Saturday, January 5, 2019: 3:50 PM
Spire Parlor (Palmer House Hilton)
Brad Hunt, Newberry Library
D. Bradford Hunt will discuss the value in pushing well beyond one’s comfort zone to seek out new skills, leadership positions, and opportunities in the humanities. Moving past the somewhat static “scholarship/teaching/service” mode of the professoriate, those working in the humanities might embrace an entrepreneurial vision that views careers as a series of skill-building and leadership-seeking opportunities that can expand the reach of their scholarly contributions. The Newberry Library, an independent research library with a substantial fellowship program, multiple research centers, and wide-ranging training initiatives in the humanities, seeks to be a model for broadening views of how scholarship is produced.
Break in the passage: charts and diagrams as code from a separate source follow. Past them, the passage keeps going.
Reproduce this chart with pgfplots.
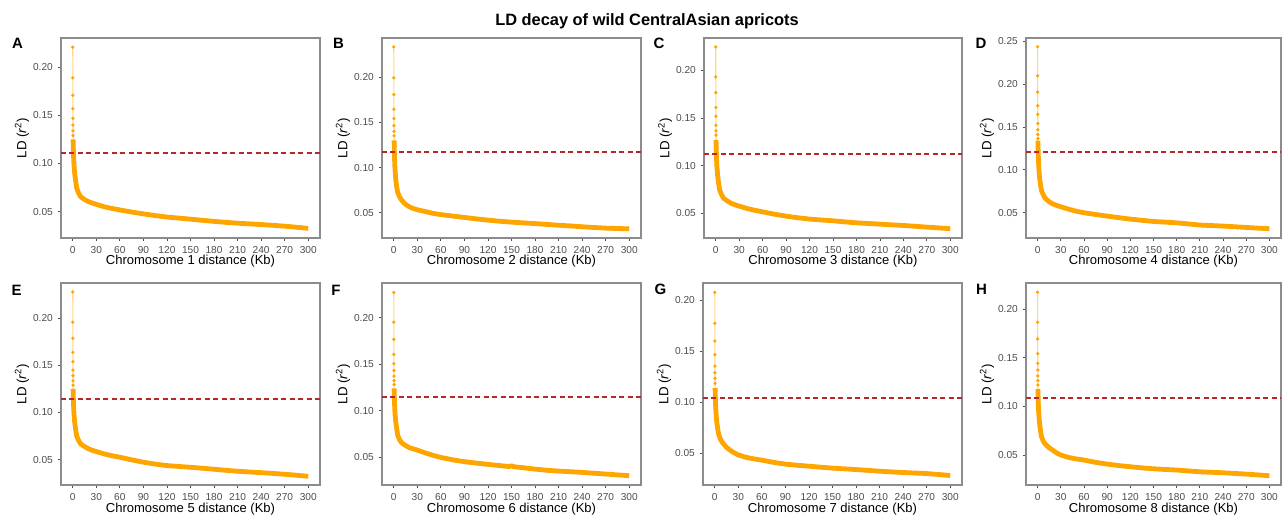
\documentclass[border=0pt]{standalone}
\usepackage{pgfplots}
\pgfplotsset{compat=1.18}
\usepackage{fontspec}
\setmainfont{Liberation Sans}
\definecolor{ldorange}{RGB}{255,165,0}
\definecolor{ldred}{RGB}{185,40,40}
\definecolor{tickgray}{RGB}{77,77,77}
\pgfplotsset{
  ldpanel/.style={
    scale only axis,
    anchor=north west,
    xmin=-15, xmax=315,
    xtick={0,30,...,300},
    ytick={0.05,0.10,0.15,0.20,0.25},
    tick align=outside,
    tick pos=left,
    major tick length=2.6pt,
    axis line style={black!45, line width=0.8pt},
    every tick/.style={black!70, line width=0.6pt},
    /pgf/number format/assume math mode=true,
    ticklabel style={font=\fontsize{7.6}{9}\selectfont, text=tickgray},
    yticklabel style={/pgf/number format/.cd, fixed, fixed zerofill, precision=2},
    xticklabel style={/pgf/number format/.cd, fixed, precision=0},
    ylabel={LD (\textit{r}\textsuperscript{2})},
    every axis y label/.style={at={(axis description cs:-0.1506,0.5)}, rotate=90, anchor=center, font=\fontsize{10}{11}\selectfont},
    every axis x label/.style={at={(axis description cs:0.5,-0.117)}, anchor=center, font=\fontsize{9.75}{11}\selectfont},
    clip=true,
  },
  thinline/.style={ldorange, opacity=0.45, line width=0.8pt, no marks},
  dots/.style={only marks, mark=*, mark size=1.05pt, ldorange, mark options={draw=none, fill=ldorange}},
  band/.style={ldorange, line width=3.6pt, line join=round, line cap=butt, no marks},
  half/.style={ldred, line width=1.45pt, dash pattern=on 3.75pt off 2.6pt, no marks},
}
\begin{document}
\begin{tikzpicture}
\useasboundingbox (0,0) rectangle (961.5pt,-389.25pt);
\node[font=\fontsize{12.3}{14}\selectfont\bfseries] at (485.25pt,-15.75pt) {LD decay of wild CentralAsian apricots};
\node[font=\fontsize{11.25}{13}\selectfont\bfseries] at (13.1pt,-32.6pt) {A};
\node[font=\fontsize{11.25}{13}\selectfont\bfseries] at (253.9pt,-32.6pt) {B};
\node[font=\fontsize{11.25}{13}\selectfont\bfseries] at (494.3pt,-32.6pt) {C};
\node[font=\fontsize{11.25}{13}\selectfont\bfseries] at (735.8pt,-32.6pt) {D};
\node[font=\fontsize{11.25}{13}\selectfont\bfseries] at (12.4pt,-217.5pt) {E};
\node[font=\fontsize{11.25}{13}\selectfont\bfseries] at (252pt,-217.5pt) {F};
\node[font=\fontsize{11.25}{13}\selectfont\bfseries] at (495.4pt,-217.2pt) {G};
\node[font=\fontsize{11.25}{13}\selectfont\bfseries] at (736.1pt,-217.2pt) {H};

% ---------------- A ----------------
\begin{axis}[ldpanel, at={(45.75pt,-28.5pt)}, width=194.25pt, height=150pt,
  ymin=0.0225, ymax=0.2305, xlabel={Chromosome 1 distance (Kb)}]
\addplot[thinline] coordinates {(0,0.221)(0.05,0.189)(0.1,0.171)(0.15,0.157)(0.2,0.147)(0.25,0.140)(0.3,0.134)(0.35,0.129)(0.4,0.125)};
\addplot[band] coordinates {(0.4,0.125)(0.6,0.118)(1,0.108)(1.5,0.099)(2.5,0.089)(4,0.080)(5,0.0745)(7.5,0.0690)(10,0.0655)(15,0.0625)(20,0.0603)(25,0.0588)(30,0.0575)(40,0.0550)(50,0.0532)(60,0.0517)(75,0.0495)(90,0.0476)(105,0.0458)(120,0.0443)(135,0.0432)(150,0.0421)(165,0.0409)(180,0.0398)(195,0.0388)(210,0.0379)(225,0.0372)(240,0.0365)(255,0.0357)(270,0.0348)(285,0.0337)(300,0.0325)};
\addplot[dots] coordinates {(0,0.221)(0.05,0.189)(0.1,0.171)(0.15,0.157)(0.2,0.147)(0.25,0.140)(0.3,0.134)(0.35,0.129)};
\addplot[half] coordinates {(-15,0.1107)(315,0.1107)};
\end{axis}

% ---------------- B ----------------
\begin{axis}[ldpanel, at={(286.5pt,-28.5pt)}, width=194.25pt, height=150pt,
  ymin=0.0223, ymax=0.2429, xlabel={Chromosome 2 distance (Kb)}]
\addplot[thinline] coordinates {(0,0.2331)(0.05,0.1989)(0.1,0.1805)(0.15,0.1643)(0.2,0.154)(0.25,0.1463)(0.3,0.140)(0.35,0.135)(0.4,0.130)};
\addplot[band] coordinates {(0.4,0.130)(0.6,0.122)(1,0.110)(1.5,0.099)(2.5,0.087)(4,0.077)(5,0.0725)(7.5,0.0675)(10,0.0640)(15,0.0595)(20,0.0566)(25,0.0548)(30,0.0535)(40,0.0515)(50,0.0495)(60,0.0481)(75,0.0465)(90,0.0450)(105,0.0434)(120,0.0420)(135,0.0408)(150,0.0398)(165,0.0390)(180,0.0382)(195,0.0373)(210,0.0364)(225,0.0356)(240,0.0347)(255,0.0339)(270,0.0332)(285,0.0328)(300,0.0324)};
\addplot[dots] coordinates {(0,0.2331)(0.05,0.1989)(0.1,0.1805)(0.15,0.1643)(0.2,0.154)(0.25,0.1463)(0.3,0.140)(0.35,0.135)};
\addplot[half] coordinates {(-15,0.1169)(315,0.1169)};
\end{axis}

% ---------------- C ----------------
\begin{axis}[ldpanel, at={(528pt,-28.5pt)}, width=193.5pt, height=150pt,
  ymin=0.0243, ymax=0.2337, xlabel={Chromosome 3 distance (Kb)}]
\addplot[thinline] coordinates {(0,0.2244)(0.05,0.193)(0.1,0.1766)(0.15,0.161)(0.2,0.1518)(0.25,0.1424)(0.3,0.1365)(0.35,0.132)(0.4,0.127)};
\addplot[band] coordinates {(0.4,0.127)(0.6,0.119)(1,0.108)(1.5,0.099)(2.5,0.089)(4,0.080)(5,0.0745)(7.5,0.0695)(10,0.0660)(15,0.0630)(20,0.0605)(25,0.0590)(30,0.0577)(40,0.0552)(50,0.0533)(60,0.0517)(75,0.0492)(90,0.0472)(105,0.0455)(120,0.0441)(135,0.0432)(150,0.0423)(165,0.0412)(180,0.0402)(195,0.0395)(210,0.0388)(225,0.0381)(240,0.0374)(255,0.0366)(270,0.0357)(285,0.0349)(300,0.0340)};
\addplot[dots] coordinates {(0,0.2244)(0.05,0.193)(0.1,0.1766)(0.15,0.161)(0.2,0.1518)(0.25,0.1424)(0.3,0.1365)(0.35,0.132)};
\addplot[half] coordinates {(-15,0.1124)(315,0.1124)};
\end{axis}

% ---------------- D ----------------
\begin{axis}[ldpanel, at={(769.5pt,-28.5pt)}, width=191.25pt, height=150pt,
  ymin=0.0206, ymax=0.2536, xlabel={Chromosome 4 distance (Kb)},
  every axis y label/.style={at={(axis description cs:-0.153,0.5)}, rotate=90, anchor=center, font=\fontsize{10}{11}\selectfont}]
\addplot[thinline] coordinates {(0,0.2434)(0.05,0.2096)(0.1,0.1906)(0.15,0.1747)(0.2,0.1646)(0.25,0.154)(0.3,0.1467)(0.35,0.1413)(0.4,0.1366)(0.45,0.134)};
\addplot[band] coordinates {(0.45,0.134)(0.6,0.126)(1,0.114)(1.5,0.103)(2.5,0.091)(4,0.081)(5,0.0760)(7.5,0.0705)(10,0.0667)(15,0.0628)(20,0.0601)(25,0.0585)(30,0.0570)(40,0.0542)(50,0.0518)(60,0.0500)(75,0.0480)(90,0.0461)(105,0.0443)(120,0.0426)(135,0.0412)(150,0.0399)(165,0.0391)(180,0.0383)(195,0.0370)(210,0.0357)(225,0.0351)(240,0.0345)(255,0.0337)(270,0.0329)(285,0.0321)(300,0.0314)};
\addplot[dots] coordinates {(0,0.2434)(0.05,0.2096)(0.1,0.1906)(0.15,0.1747)(0.2,0.1646)(0.25,0.154)(0.3,0.1467)(0.35,0.1413)(0.4,0.1366)};
\addplot[half] coordinates {(-15,0.1210)(315,0.1210)};
\end{axis}

% ---------------- E ----------------
\begin{axis}[ldpanel, at={(45.75pt,-212.25pt)}, width=194.25pt, height=151.5pt,
  ymin=0.0230, ymax=0.2373, xlabel={Chromosome 5 distance (Kb)},
  every axis x label/.style={at={(axis description cs:0.5,-0.12)}, anchor=center, font=\fontsize{9.75}{11}\selectfont}]
\addplot[thinline] coordinates {(0,0.2278)(0.05,0.1958)(0.1,0.1787)(0.15,0.1638)(0.2,0.1538)(0.25,0.1449)(0.3,0.1389)(0.35,0.1335)(0.4,0.1289)(0.45,0.125)};
\addplot[band] coordinates {(0.45,0.125)(0.6,0.119)(1,0.108)(1.5,0.099)(2.5,0.089)(4,0.080)(5,0.0750)(7.5,0.0700)(10,0.0667)(15,0.0638)(20,0.0614)(25,0.0598)(30,0.0585)(40,0.0560)(50,0.0540)(60,0.0525)(75,0.0497)(90,0.0472)(105,0.0452)(120,0.0436)(135,0.0427)(150,0.0418)(165,0.0408)(180,0.0397)(195,0.0386)(210,0.0376)(225,0.0368)(240,0.0361)(255,0.0353)(270,0.0344)(285,0.0334)(300,0.0322)};
\addplot[dots] coordinates {(0,0.2278)(0.05,0.1958)(0.1,0.1787)(0.15,0.1638)(0.2,0.1538)(0.25,0.1449)(0.3,0.1389)(0.35,0.1335)(0.4,0.1289)};
\addplot[half] coordinates {(-15,0.1147)(315,0.1147)};
\end{axis}

% ---------------- F ----------------
\begin{axis}[ldpanel, at={(286.5pt,-212.25pt)}, width=194.25pt, height=151.5pt,
  ymin=0.0199, ymax=0.2374, xlabel={Chromosome 6 distance (Kb)},
  every axis x label/.style={at={(axis description cs:0.5,-0.12)}, anchor=center, font=\fontsize{9.75}{11}\selectfont}]
\addplot[thinline] coordinates {(0,0.2273)(0.05,0.1953)(0.1,0.1767)(0.15,0.1605)(0.2,0.1505)(0.25,0.1433)(0.3,0.1372)(0.35,0.1322)(0.4,0.128)(0.45,0.124)};
\addplot[band] coordinates {(0.45,0.124)(0.6,0.118)(1,0.107)(1.5,0.098)(2.5,0.088)(4,0.079)(5,0.0735)(7.5,0.0685)(10,0.0654)(15,0.0625)(20,0.0600)(25,0.0588)(30,0.0575)(40,0.0545)(50,0.0518)(60,0.0496)(75,0.0470)(90,0.0450)(105,0.0435)(120,0.0421)(135,0.0408)(147,0.0398)(150,0.0406)(153,0.0396)(165,0.0385)(180,0.0370)(195,0.0358)(210,0.0349)(225,0.0342)(240,0.0335)(255,0.0326)(270,0.0317)(285,0.0308)(300,0.0299)};
\addplot[dots] coordinates {(0,0.2273)(0.05,0.1953)(0.1,0.1767)(0.15,0.1605)(0.2,0.1505)(0.25,0.1433)(0.3,0.1372)(0.35,0.1322)(0.4,0.128)};
\addplot[half] coordinates {(-15,0.1143)(315,0.1143)};
\end{axis}

% ---------------- G ----------------
\begin{axis}[ldpanel, at={(527.25pt,-212.25pt)}, width=194.25pt, height=151.5pt,
  ymin=0.0192, ymax=0.2166, xlabel={Chromosome 7 distance (Kb)},
  every axis x label/.style={at={(axis description cs:0.5,-0.12)}, anchor=center, font=\fontsize{9.75}{11}\selectfont}]
\addplot[thinline] coordinates {(0,0.2075)(0.05,0.1772)(0.1,0.1599)(0.15,0.1465)(0.2,0.1354)(0.25,0.1289)(0.3,0.1234)(0.35,0.1185)(0.4,0.114)};
\addplot[band] coordinates {(0.4,0.114)(0.6,0.108)(1,0.098)(1.5,0.090)(2.5,0.081)(4,0.073)(5,0.0685)(7.5,0.0635)(10,0.0604)(15,0.0560)(20,0.0530)(25,0.0505)(30,0.0486)(40,0.0462)(50,0.0447)(60,0.0435)(75,0.0413)(90,0.0396)(105,0.0385)(120,0.0376)(135,0.0366)(150,0.0357)(165,0.0350)(180,0.0343)(195,0.0335)(210,0.0327)(225,0.0320)(240,0.0314)(255,0.0309)(270,0.0304)(285,0.0295)(300,0.0285)};
\addplot[dots] coordinates {(0,0.2075)(0.05,0.1772)(0.1,0.1599)(0.15,0.1465)(0.2,0.1354)(0.25,0.1289)(0.3,0.1234)(0.35,0.1185)};
\addplot[half] coordinates {(-15,0.1044)(315,0.1044)};
\end{axis}

% ---------------- H ----------------
\begin{axis}[ldpanel, at={(769.5pt,-212.25pt)}, width=191.25pt, height=151.5pt,
  ymin=0.0192, ymax=0.2270, xlabel={Chromosome 8 distance (Kb)},
  every axis y label/.style={at={(axis description cs:-0.153,0.5)}, rotate=90, anchor=center, font=\fontsize{10}{11}\selectfont},
  every axis x label/.style={at={(axis description cs:0.5,-0.12)}, anchor=center, font=\fontsize{9.75}{11}\selectfont}]
\addplot[thinline] coordinates {(0,0.2175)(0.05,0.1866)(0.1,0.1695)(0.15,0.1544)(0.2,0.1444)(0.25,0.1375)(0.3,0.1314)(0.35,0.1266)(0.4,0.1221)(0.45,0.118)};
\addplot[band] coordinates {(0.45,0.118)(0.6,0.112)(1,0.101)(1.5,0.093)(2.5,0.083)(4,0.074)(5,0.0690)(7.5,0.0640)(10,0.0613)(15,0.0575)(20,0.0548)(25,0.0520)(30,0.0500)(40,0.0476)(50,0.0460)(60,0.0449)(75,0.0425)(90,0.0407)(105,0.0392)(120,0.0380)(135,0.0368)(150,0.0359)(165,0.0352)(180,0.0346)(195,0.0337)(210,0.0328)(225,0.0323)(240,0.0318)(255,0.0311)(270,0.0304)(285,0.0296)(300,0.0287)};
\addplot[dots] coordinates {(0,0.2175)(0.05,0.1866)(0.1,0.1695)(0.15,0.1544)(0.2,0.1444)(0.25,0.1375)(0.3,0.1314)(0.35,0.1266)(0.4,0.1221)};
\addplot[half] coordinates {(-15,0.1090)(315,0.1090)};
\end{axis}
\end{tikzpicture}
\end{document}
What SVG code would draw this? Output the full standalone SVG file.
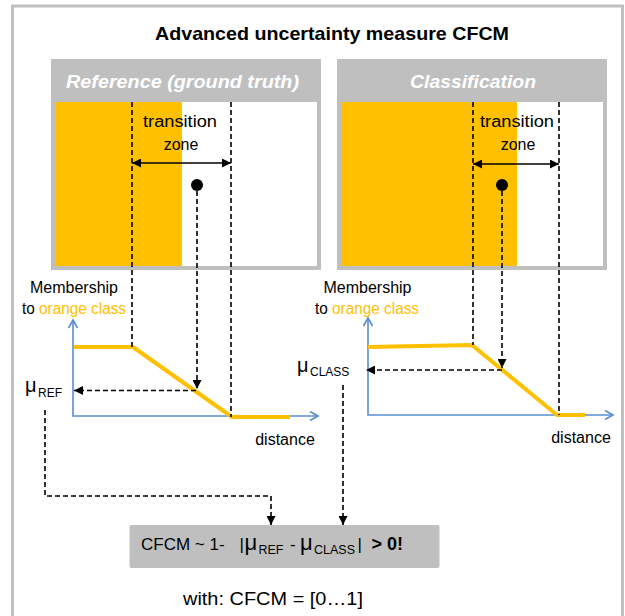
<svg xmlns="http://www.w3.org/2000/svg" width="625" height="616" viewBox="0 0 625 616">
  <style>
    text { font-family: "Liberation Sans", Arial, sans-serif; fill: #000; }
    .title { font-size: 19px; font-weight: bold; }
    .head { font-size: 19px; font-weight: bold; font-style: italic; fill: #fff; }
    .lbl { font-size: 16px; }
    .orange { fill: #FFC000; }
    .mu { font-size: 20px; }
    .sub { font-size: 12px; }
    .frm { font-size: 17px; }
    .frm-mu { font-size: 22px; }
    .frm-sub { font-size: 12.5px; }
    .frame { fill: none; stroke: #C0C0C0; stroke-width: 3; }
    .panel { fill: #fff; stroke: #BFBFBF; stroke-width: 4; }
    .header { fill: #BFBFBF; }
    .zone { fill: #FFC000; }
    .axis { fill: none; stroke: #5A8DD0; stroke-width: 1.6; }
    .curve { fill: none; stroke: #FFC000; stroke-width: 4; stroke-linejoin: round; }
    .dash { fill: none; stroke: #000; stroke-width: 1.6; stroke-dasharray: 5 3; }
    .solid { fill: none; stroke: #000; stroke-width: 1.6; }
    .box { fill: #BFBFBF; }
  </style>
  <defs>
    <marker id="head" viewBox="0 0 10 10" refX="10" refY="5" markerWidth="9" markerHeight="9" markerUnits="userSpaceOnUse" orient="auto-start-reverse">
      <path d="M0,0 L10,5 L0,10 Z" fill="#000"/>
    </marker>
  </defs>

  <!-- outer frame -->
  <rect class="frame" x="12.5" y="6" width="610" height="625"/>

  <text class="title" x="332" y="40" text-anchor="middle" textLength="354" lengthAdjust="spacingAndGlyphs">Advanced uncertainty measure CFCM</text>

  <!-- reference panel -->
  <g id="ref-panel">
    <rect class="panel" x="53" y="61" width="266" height="207"/>
    <rect class="header" x="51" y="59" width="270" height="43"/>
    <rect class="zone" x="55" y="102" width="127" height="164"/>
    <text class="head" x="182.5" y="88" text-anchor="middle" textLength="233" lengthAdjust="spacingAndGlyphs">Reference (ground truth)</text>
    <text class="lbl" x="180" y="127" text-anchor="middle" textLength="74" lengthAdjust="spacingAndGlyphs">transition</text>
    <text class="lbl" x="181" y="150" text-anchor="middle">zone</text>
    <circle cx="197" cy="185" r="6" fill="#000"/>
  </g>

  <!-- classification panel -->
  <g id="cls-panel">
    <rect class="panel" x="339" y="61" width="266" height="207"/>
    <rect class="header" x="337" y="59" width="270" height="43"/>
    <rect class="zone" x="341" y="102" width="176" height="164"/>
    <text class="head" x="473" y="88" text-anchor="middle" textLength="126" lengthAdjust="spacingAndGlyphs">Classification</text>
    <text class="lbl" x="517" y="127" text-anchor="middle" textLength="74" lengthAdjust="spacingAndGlyphs">transition</text>
    <text class="lbl" x="518" y="150" text-anchor="middle">zone</text>
    <circle cx="502" cy="185" r="6" fill="#000"/>
  </g>

  <!-- reference membership chart -->
  <g id="ref-chart">
    <text class="lbl" x="74" y="293" text-anchor="middle">Membership</text>
    <text class="lbl" x="74" y="314" text-anchor="middle" textLength="104" lengthAdjust="spacingAndGlyphs">to <tspan class="orange">orange class</tspan></text>
    <path class="axis" d="M73,320 L73,416 L318,416"/>
    <path class="axis" d="M68.5,328 L73,320 L77.5,328"/>
    <path class="axis" d="M310,411.5 L318,416 L310,420.5"/>
    <path class="curve" d="M74,347 L133,347 L232,417 L290,417"/>
    <text x="25" y="392"><tspan class="mu">μ</tspan><tspan class="sub" x="38" y="397">REF</tspan></text>
    <text class="lbl" x="285" y="445" text-anchor="middle">distance</text>
  </g>

  <!-- classification membership chart -->
  <g id="cls-chart">
    <text class="lbl" x="367.5" y="293" text-anchor="middle">Membership</text>
    <text class="lbl" x="367" y="314" text-anchor="middle" textLength="104" lengthAdjust="spacingAndGlyphs">to <tspan class="orange">orange class</tspan></text>
    <path class="axis" d="M368,318 L368,415 L613,415"/>
    <path class="axis" d="M363.5,326 L368,318 L372.5,326"/>
    <path class="axis" d="M605,410.5 L613,415 L605,419.5"/>
    <path class="curve" d="M368,347 L472,345 L557,415 L585,415"/>
    <text x="297" y="372"><tspan class="mu">μ</tspan><tspan class="sub" x="310" y="376">CLASS</tspan></text>
    <text class="lbl" x="581" y="443" text-anchor="middle">distance</text>
  </g>

  <!-- formula -->
  <g id="formula">
    <rect class="box" x="129.5" y="525" width="310" height="43" rx="2"/>
    <text class="frm" y="550"><tspan x="141">CFCM ~ 1-</tspan><tspan x="239.5">|</tspan><tspan class="frm-mu" x="244.5">μ</tspan><tspan class="frm-sub" x="258.5" y="553.5">REF</tspan><tspan x="290" y="550">-</tspan><tspan class="frm-mu" x="300">μ</tspan><tspan class="frm-sub" x="314" y="553.5">CLASS</tspan><tspan x="357.5" y="550">|</tspan><tspan x="371.5" style="font-weight:bold;font-size:18px">&gt; 0!</tspan></text>
    <text style="font-size:18px" x="273" y="605" text-anchor="middle" textLength="180" lengthAdjust="spacingAndGlyphs">with: CFCM = [0…1]</text>
  </g>

  <!-- connectors -->
  <g id="connectors">
    <line class="solid" x1="132" y1="163" x2="231" y2="163" marker-start="url(#head)" marker-end="url(#head)"/>
    <line class="solid" x1="473" y1="164" x2="559" y2="164" marker-start="url(#head)" marker-end="url(#head)"/>
    <path class="dash" d="M132,102 L132,347"/>
    <path class="dash" d="M231,102 L231,417"/>
    <path class="dash" d="M197,191 L197,389" marker-end="url(#head)"/>
    <path class="dash" d="M196,390.5 L74,390.5" marker-end="url(#head)"/>
    <path class="dash" d="M473,102 L473,345"/>
    <path class="dash" d="M559,102 L559,415"/>
    <path class="dash" d="M502,191 L502,368" marker-end="url(#head)"/>
    <path class="dash" d="M502,370 L366,370" marker-end="url(#head)"/>
    <path class="dash" d="M45,410 L45,496 L271,496 L271,525" marker-end="url(#head)"/>
    <path class="dash" d="M343,385 L343,525" marker-end="url(#head)"/>
  </g>
</svg>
Fellowship programs can foster pioneering scholarly contributions in part by cross-fertilization with colleagues across the humanities. Research centers can support collaborative approaches to scholarship that can be presented in innovative ways. And training scholars in everything from paleography to project management is essential for the kinds of history that is both deeply archival and widely shared. Hunt will explain the value of these various programs in diversifying historians’ skill sets, expanding their networks, and enhancing their cross-disciplinary capacities.